Second, these comments must be understood in the context of Trump’s relatively short history as the country’s most visible political figure. From the opening moments of his presidential campaign, Trump has made sweeping, negative remarks about immigrants from third-world nations. Even when he qualifies those remarks (“They’re bringing drugs. They’re bringing crime. They’re rapists. And some, I assume, are good people”) the qualification is weak. Isn’t it reasonable for a Mexican American to assume that when Trump says Mexico is “forcing their most unwanted people into the United States,” he is expressing a negative personal perception of Mexican immigrants?

Moreover, time and again, Trump has engaged in actions and rhetoric that inflame broader racial tensions and betray possible racial bias. As my colleague Ramesh Ponnuru pointed out this morning, the president’s businesses have been credibly accused of racial discrimination, he claimed that an American judge couldn’t do his job fairly because of the judge’s Mexican heritage, he delayed condemning David Duke as long as he possibly could, and after the dreadful alt-right rally and terrorist attack in Charlottesville, he went out of his way to declare that there were “very fine people” on both sides. One doesn’t even have to delve too deeply into Trump’s alleged comparison of Norway with the “sh**holes” of Africa to understand why a reasonable observer would believe that he has problems with entire classes of Americans, immigrants, and citizens of other nations.

The fact that modern debate has become extraordinarily stupid does not excuse us from understanding and recognizing the core problem with Trump’s comments. Yes, it’s ridiculous to see a parade of progressives take to Twitter to argue that desperately poor and often terribly corrupt third-world nations are really just lovely and amazing places. Yes, it’s even more ridiculous to see a different group of progressives argue that, wait, America is the true “sh**hole.” But it’s just as ridiculous for conservatives to pretend that the outrage over Trump’s comments truly centers around his assessment of Haiti and Africa when it clearly centers around his assessment of Haitians and Africans. His remarks came amid a discussion of immigration policy, after all.

At this point I simply can’t see how a conservative could look a concerned third-world immigrant (or descendent of a third-world immigrant) in the eye and assert that this president judges them fairly and without bias. The intellectual and rhetorical gymnastics necessary to justify not just Trump’s alleged comments yesterday but his entire history and record of transparent hostility to certain immigrants are getting embarrassing to watch. Some of his comments may “work” politically — divisive comments often do — but that doesn’t make them any less damaging to American political culture as a whole.

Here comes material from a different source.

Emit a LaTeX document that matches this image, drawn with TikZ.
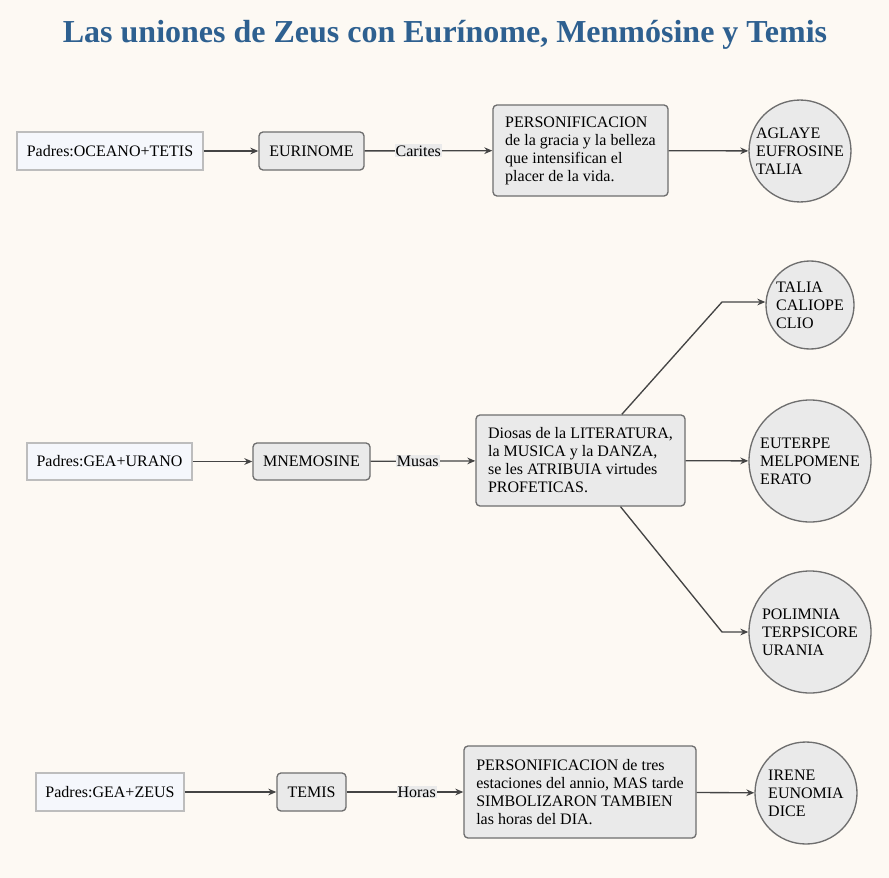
\documentclass[tikz,border=0pt]{standalone}
\usepackage{fontspec}
\setmainfont{Liberation Serif}
\usetikzlibrary{arrows.meta}

\definecolor{fondo}{RGB}{253,249,243}
\definecolor{titulo}{RGB}{46,96,144}
\definecolor{padrefill}{RGB}{245,247,252}
\definecolor{padreline}{RGB}{189,189,189}
\definecolor{cajafill}{RGB}{234,234,234}
\definecolor{cajaline}{RGB}{110,110,110}
\definecolor{linea}{RGB}{68,68,68}

\tikzset{every picture/.style={line width=0.75pt}}
\tikzset{
  padre/.style={draw=padreline, fill=padrefill, line width=1pt, minimum height=28.5pt, inner sep=0.75pt, font=\fontsize{12}{13.5}\selectfont},
  diosa/.style={draw=cajaline, fill=cajafill, rounded corners=3pt, line width=1pt, minimum height=28.5pt, inner sep=0.75pt, font=\fontsize{12}{13.5}\selectfont},
  nota/.style={draw=cajaline, fill=cajafill, rounded corners=3pt, line width=1pt, align=left, inner sep=0.75pt, font=\fontsize{12}{13.5}\selectfont},
  hijas/.style={circle, draw=cajaline, fill=cajafill, line width=1pt, align=left, inner sep=0.75pt, font=\fontsize{12}{13.5}\selectfont},
  etiqueta/.style={fill=cajafill, inner sep=0.75pt, font=\fontsize{12}{13.5}\selectfont},
  flecha/.style={draw=linea, line width=1pt, -{Stealth[length=6pt,width=5pt]}},
}

\begin{document}
\begin{tikzpicture}[x=0.75pt,y=0.75pt,yscale=-1,xscale=1]
%set diagram left start at 0, and has height of 878
\fill[fondo] (0,0) rectangle (889,878);
\useasboundingbox (0,0) rectangle (889,878);

% Title Node
\node (titulo) at (445,35) [text=titulo, font=\fontsize{24}{28}\selectfont\bfseries] {Las uniones de Zeus con Eurínome, Menmósine y Temis};

% Row 1
\node (padres1) at (110,151) [padre, minimum width=139.5pt] {Padres:OCEANO+TETIS};
\node (eurinome) at (311.5,151) [diosa, minimum width=78.75pt] {EURINOME};
\node (carites) at (580.5,150.5) [nota, minimum width=131.25pt, minimum height=68.25pt] {PERSONIFICACION\\de la gracia y la belleza\\que intensifican el\\placer de la vida.};
\node (aglaye) at (800,151) [hijas, minimum size=70.5pt] {AGLAYE\\EUFROSINE\\TALIA};

% Row 2
\node (padres2) at (109.5,461.5) [padre, minimum width=123.75pt, minimum height=27.75pt] {Padres:GEA+URANO};
\node (mnemosine) at (311.5,461.5) [diosa, minimum width=87.75pt, minimum height=27.75pt] {MNEMOSINE};
\node (musas) at (580.5,460.5) [nota, minimum width=156.75pt, minimum height=68.25pt] {Diosas de la LITERATURA,\\la MUSICA y la DANZA,\\se les ATRIBUIA virtudes\\PROFETICAS.};
\node (talia) at (810,305) [hijas, minimum size=66pt] {TALIA\\CALIOPE\\CLIO};
\node (euterpe) at (810,461) [hijas, minimum size=91.5pt] {EUTERPE\\MELPOMENE\\ERATO};
\node (polimnia) at (810,632) [hijas, minimum size=91.5pt] {POLIMNIA\\TERPSICORE\\URANIA};
\coordinate (codo1) at (722,302);
\coordinate (codo2) at (722,632);

% Row 3
\node (padres3) at (110,792) [padre, minimum width=111pt] {Padres:GEA+ZEUS};
\node (temis) at (311.5,792) [diosa, minimum width=51.75pt] {TEMIS};
\node (horas) at (580,792) [nota, minimum width=174pt, minimum height=69pt] {PERSONIFICACION de tres\\estaciones del annio, MAS tarde\\SIMBOLIZARON TAMBIEN\\las horas del DIA.};
\node (irene) at (806,793) [hijas, minimum size=76.5pt] {IRENE\\EUNOMIA\\DICE};

%Straight Lines
\draw [flecha] (padres1) -- (eurinome);
\draw [flecha] (eurinome) -- node [etiqueta, pos=0.42] {Carites} (carites);
\draw [flecha] (carites) -- (aglaye);
\draw [flecha] (padres2) -- (mnemosine);
\draw [flecha] (mnemosine) -- node [etiqueta, pos=0.45] {Musas} (musas);
\draw [flecha] ([xshift=31pt]musas.north) -- (codo1) -- (codo1 -| talia.west);
\draw [flecha] (musas) -- (euterpe);
\draw [flecha] ([xshift=30pt]musas.south) -- (codo2) -- (polimnia);
\draw [flecha] (padres3) -- (temis);
\draw [flecha] (temis) -- node [etiqueta, pos=0.6] {Horas} (horas);
\draw [flecha] (horas) -- (irene);

\end{tikzpicture}
\end{document}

For all too many Americans, Trump once again got personal. My youngest daughter is an African immigrant — we adopted her from a desperately poor region of a country that has suffered in the recent past from terrible corruption and oppression. Yet she’s been a delightful addition to our American family, and her story isn’t unique. There are millions of Americans and lawful immigrants who hear comments like Trump’s and understand that he’s talking about them. Why shouldn’t they be angry? Why shouldn’t conservatives unite to ask the president to do and be better?

No one can credibly argue that political discourse before Trump was healthy and virtuous. No one can credibly argue that he’s the first American to intentionally divide Americans by race, class, or religion, either. But a president can make our political culture better, or he can make it worse. And Trump seems determined to make it worse.